The synthesis of structural health monitoring and vibration control is important in order to provide facilities for constructing smart structures. In recent years, some techniques have been developed to integrate structural identification and optimal vibration control. However, it is still challenging to integrate the identification and vibration control of time-varying structures subject to unknown earthquake excitation. The main difficulties are that structural dynamic responses collected by a simple harmonic motion system are absolute responses under unknown earthquake ground motion while previous identification approaches for unknown external excitation are not applicable for this situation and the need of an efficient algorithm to accurately track the various scenarios of time-varying structures with inexpensive computation to ensure the real-time performance requested by structural vibration control.

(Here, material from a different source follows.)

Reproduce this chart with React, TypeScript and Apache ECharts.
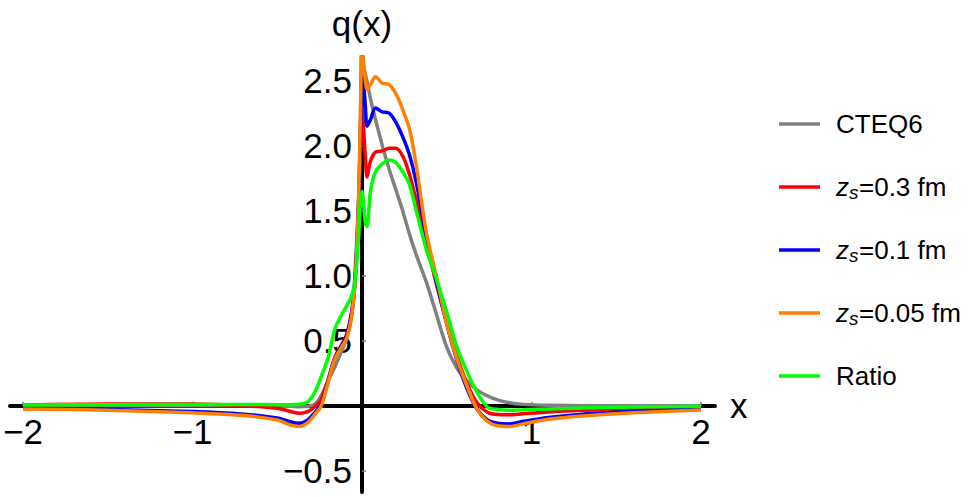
import React, { useEffect, useRef } from "react";
import * as echarts from "echarts";

const FONT = '"Liberation Sans", Arial, Helvetica, sans-serif';

// shared x sample points
const xs = [-2, -1.5, -1, -0.7, -0.5, -0.42, -0.37, -0.32, -0.28, -0.24, -0.2, -0.16, -0.12, -0.09, -0.06, -0.04, -0.02, -0.01, 0, 0.01, 0.02, 0.03, 0.05, 0.08, 0.12, 0.16, 0.2, 0.24, 0.28, 0.32, 0.38, 0.44, 0.5, 0.56, 0.62, 0.68, 0.74, 0.8, 0.87, 0.95, 1.1, 1.3, 1.6, 2.0];

const cteq6 = [0, 0, 0, 0, -0.002, -0.005, -0.008, -0.005, 0.01, 0.08, 0.19, 0.3, 0.42, 0.52, 0.7, 1.05, 1.6, 2.1, 2.9, 2.62, 2.55, 2.49, 2.36, 2.2, 2.0, 1.82, 1.66, 1.5, 1.32, 1.16, 0.95, 0.7, 0.45, 0.29, 0.19, 0.12, 0.075, 0.045, 0.022, 0.01, 0.003, 0, 0, 0];

const zs03 = [0.005, 0.012, 0.012, 0.0, -0.02, -0.045, -0.058, -0.045, -0.01, 0.05, 0.2, 0.37, 0.47, 0.55, 0.73, 0.98, 1.5, 1.9, 2.3, 2.12, 1.9, 1.76, 1.88, 1.95, 1.96, 1.98, 1.98, 1.92, 1.78, 1.58, 1.25, 0.93, 0.64, 0.38, 0.17, 0.02, -0.05, -0.068, -0.07, -0.062, -0.048, -0.035, -0.025, -0.02];

const zs01 = [-0.02, -0.03, -0.045, -0.065, -0.095, -0.125, -0.135, -0.11, -0.055, 0.01, 0.19, 0.37, 0.46, 0.54, 0.72, 0.98, 1.55, 2.05, 2.58, 2.47, 2.3, 2.15, 2.2, 2.29, 2.26, 2.25, 2.18, 2.07, 1.93, 1.72, 1.3, 0.95, 0.63, 0.35, 0.13, -0.03, -0.11, -0.135, -0.14, -0.12, -0.09, -0.065, -0.045, -0.025];

const zs005 = [-0.025, -0.035, -0.055, -0.075, -0.11, -0.15, -0.16, -0.13, -0.07, 0.0, 0.18, 0.36, 0.45, 0.52, 0.7, 0.97, 1.6, 2.2, 2.72, 2.62, 2.5, 2.43, 2.47, 2.53, 2.48, 2.47, 2.4, 2.28, 2.13, 1.85, 1.33, 0.99, 0.63, 0.36, 0.15, -0.03, -0.12, -0.155, -0.16, -0.14, -0.105, -0.08, -0.055, -0.033];

const ratio = [0.005, 0.008, 0.01, 0.01, 0.008, 0.008, 0.012, 0.03, 0.1, 0.225, 0.37, 0.59, 0.7, 0.77, 0.85, 0.97, 1.3, 1.55, 1.65, 1.55, 1.4, 1.38, 1.65, 1.8, 1.86, 1.89, 1.87, 1.8, 1.7, 1.5, 1.2, 0.97, 0.72, 0.45, 0.26, 0.1, -0.01, -0.03, -0.035, -0.032, -0.025, -0.018, -0.01, -0.005];

const xTicks = [-2, -1, 1, 2];
const yTicks = [-0.5, 0.5, 1, 1.5, 2, 2.5];

const seriesNames = ["CTEQ6", "zs=0.3 fm", "zs=0.1 fm", "zs=0.05 fm", "Ratio"];
const seriesValues = [cteq6, zs03, zs01, zs005, ratio];
const seriesColors = ["#808080", "#ff0000", "#0000ff", "#ff8000", "#00ff00"];

const X_MIN = -2.077;
const X_MAX = 2.083;
const Y_MIN = -0.664;
const Y_MAX = 2.682;

const fmtNum = (v: number, digits: number) =>
  (v < 0 ? "\u2212" : "") + Math.abs(v).toFixed(digits);

export default function App() {
  const ref = useRef<HTMLDivElement>(null);

  useEffect(() => {
    if (!ref.current) return;
    const chart = echarts.init(ref.current, null, { renderer: "svg" });

    const gridLeft = 10;
    const gridTop = 57;
    const gridW = 705;
    const gridH = 435;
    // place the axes through the origin (Mathematica "axes" style)
    const yAxisOffset = -((0 - X_MIN) / (X_MAX - X_MIN)) * gridW;
    const xAxisOffset = -((0 - Y_MIN) / (Y_MAX - Y_MIN)) * gridH;

    const legendTop = 124;
    const legendStep = 63;
    const graphic: any[] = [];
    seriesNames.forEach((name, i) => {
      const y = legendTop + i * legendStep;
      graphic.push({
        type: "line",
        shape: { x1: 779, y1: y, x2: 820, y2: y },
        style: { stroke: seriesColors[i], lineWidth: 3.5 },
        silent: true,
      });
      if (name.startsWith("zs")) {
        graphic.push({
          type: "text",
          x: 836,
          y,
          style: { text: "z", fill: "#000", font: `italic 26px ${FONT}`, verticalAlign: "middle", align: "left" },
        });
        graphic.push({
          type: "text",
          x: 849,
          y: y + 5,
          style: { text: "s", fill: "#000", font: `italic 19px ${FONT}`, verticalAlign: "middle", align: "left" },
        });
        graphic.push({
          type: "text",
          x: 859,
          y,
          style: { text: name.slice(2), fill: "#000", font: `26px ${FONT}`, verticalAlign: "middle", align: "left" },
        });
      } else {
        graphic.push({
          type: "text",
          x: 836,
          y,
          style: { text: name, fill: "#000", font: `26px ${FONT}`, verticalAlign: "middle", align: "left" },
        });
      }
    });

    chart.setOption({
      animation: false,
      backgroundColor: "#ffffff",
      textStyle: { fontFamily: FONT },
      grid: {
        left: gridLeft,
        top: gridTop,
        width: gridW,
        height: gridH,
        containLabel: false,
        outerBoundsMode: "none",
      },
      xAxis: {
        type: "value",
        min: X_MIN,
        max: X_MAX,
        position: "bottom",
        offset: xAxisOffset,
        name: "x",
        nameLocation: "end",
        nameGap: 15,
        nameTextStyle: { fontSize: 35, color: "#000", fontFamily: FONT, verticalAlign: "middle" },
        splitLine: { show: false },
        axisLine: { onZero: false, lineStyle: { color: "#000", width: 4 } },
        axisTick: { show: true, inside: true, length: 4, customValues: xTicks, lineStyle: { color: "#808080", width: 1.5 } },
        axisLabel: {
          customValues: xTicks,
          fontSize: 35,
          color: "#000",
          fontFamily: FONT,
          margin: 8,
          formatter: (v: number) => fmtNum(v, 0),
        },
      },
      yAxis: {
        type: "value",
        min: Y_MIN,
        max: Y_MAX,
        position: "left",
        offset: yAxisOffset,
        name: "q(x)",
        nameLocation: "end",
        nameGap: 16,
        nameTextStyle: { fontSize: 35, color: "#000", fontFamily: FONT, align: "center" },
        splitLine: { show: false },
        axisLine: { onZero: false, lineStyle: { color: "#000", width: 4 } },
        axisTick: { show: true, inside: true, length: 4, customValues: yTicks, lineStyle: { color: "#808080", width: 1.5 } },
        axisLabel: {
          customValues: yTicks,
          fontSize: 35,
          color: "#000",
          fontFamily: FONT,
          margin: 10,
          formatter: (v: number) => fmtNum(v, 1),
        },
      },
      series: seriesNames.map((name, i) => ({
        name,
        type: "line",
        data: xs.map((x, j) => [x, seriesValues[i][j]]),
        showSymbol: false,
        smooth: 0.3,
        clip: true,
        lineStyle: { color: seriesColors[i], width: 3.5 },
        itemStyle: { color: seriesColors[i] },
        z: 2 + i,
      })),
      graphic,
    });

    return () => chart.dispose();
  }, []);

  return (
    <div
      ref={ref}
      style={{ position: "absolute", left: 0, top: 0, width: 977, height: 497, background: "#fff" }}
    />
  );
}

In this paper, a novel algorithm is presented, in which structural time-varying parameters are treated as ‘virtual unknown inputs’ to the underlying time-invariant structure, a generalized Kalman filter with unknown inputs is proposed for joint identification of joint structural state, unknown earthquake excitation and ‘virtual unknown inputs’ with only partially measured structural absolute responses, and the identification results are integrated in real-time with the instantaneous optimal control scheme to reach the goal of optimal semi-active control provided by magneto-rheological dampers. Some numerical examples of integrated identification and vibration control of various time-varying structures subject to unknown earthquake excitation are used to demonstrate the performances of the proposed algorithm.